Imaginez une sorte d’énorme ballon de rugby : 100m de long , 40 de large, gonflé à l’hélium, et dont l’hélice obéit à un trio embarqué à bord de la nacelle à moteur diesel. Nommé ” Dirigeable – charge lourde “, cet appareil pourrait hisser et déplacer jusqu’à 60 tonnes sur une centaine de kilomètres , en particulier depuis les zones insulaires, ou d’accès difficiles et reculées. Ce qui évite aussi de coûteux aménagements routiers terrestres. Un hélicoptère ne peut soulever plus de 5 à 20 tonnes.. Une grue ne peut être installée sur des secteurs très accidentés. D’où cette idée de grue volante, sur laquelle travaillent l’armée états-unienne, comme la Russie ou l’Angleterre.
Hangar géant
Les Chinois ont eux choisi de s’associer au groupe français “Flying Whales” (baleines volantes), fruit d’un consortium industriel unissant une vingtaine de sociétés , grands groupes ou laboratoires plus modestes. La firme Zodiac et l’office public de l’aéronautique Onera participent à l’aventure. La base aérienne d’Istres, et son gigantesque hangar Mercure (160 m de long, 38 de large et 25 de haut), est prête à accueillir d’ici 2018 les premiers prototypes de cette baleine volante.

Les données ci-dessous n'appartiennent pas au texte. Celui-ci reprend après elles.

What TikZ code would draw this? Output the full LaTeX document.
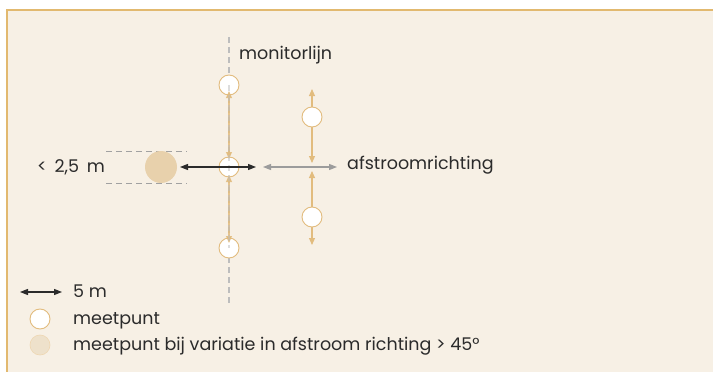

Patron de cette PME d’une dizaine de personnes, Sébastien Bougon confie à GoMet’ : « Il ne s’agit pas du projet farfelu d’un savant fou… Deux premiers ministres -français et chinois- viennent de signer, le 2 juillet dernier, à Toulouse un accord de coopération afin de développer cette filière ! » Bougon lui même revient de Chine un mois plus tard. Une partie de ces engins à structure rigide métallique pourrait être fabriquée là-bas.
Rigide gonflable
N’ayant pas besoin de piste d’atterrissage, épargnant l’environnement, ces monstres aériens pourraient transporter des grumes pour l’exploitation forestière, comme les encombrantes pales d’éoliennes. Il s’agit bien entendu d’un marché de niche, sans rivalité ni comparaison avec l’avion cargo ou le porte conteneurs. La réussite de cette filière passe par un financement de l’ordre d’un milliard par an durant l’actuelle décennie – assurent les experts qui planchent depuis 2012 sur ce projet. A mi-chemin entre le drone et le satellite, ce ballon silencieux pourrait aussi servir aux télécommunications ou à l’observation. A condition que son enveloppe ne donne pas prise à des vents trop violents. Le gaz neutre qui l’arrache à l’attraction terrestre (hélium) ne présente pas les risques de l’hydrogène (inflammable) qui mît un terme en 1937 à la navigation du Zeppelin.
Nouvelle France industrielle
L’école de l’air de Salon de Provence, comme le pôle Pégase, le département des Bouches-du-Rhône, la région Paca, et l’agglomération Ouest Provence soutiennent énergiquement cette exploration. Elle a reçu en outre le label officiel de l’Etat , au chapitre des projets d’avenir marquant la “nouvelle France industrielle”!
L’histoire a retenu qu’une quinzaine d’années avant l’invention de l’hydravion par Fabre sur l’étang de Berre, il y a 131 ans, en août 1884, le polytechnicien Charles Renard réalisait, en lisière sud de Paris, le premier vol circulaire d’un “plus léger que l’air”, à propulsion électrique. Baptisé La France, ce dirigeable parcourut 8 km en 23 minutes, à environ 1500m au dessus de Meudon-Villacoublay. Il était long de 52 mètres pour un volume de 1864 mètres cubes et sa batterie embarquée pesait 435 kg.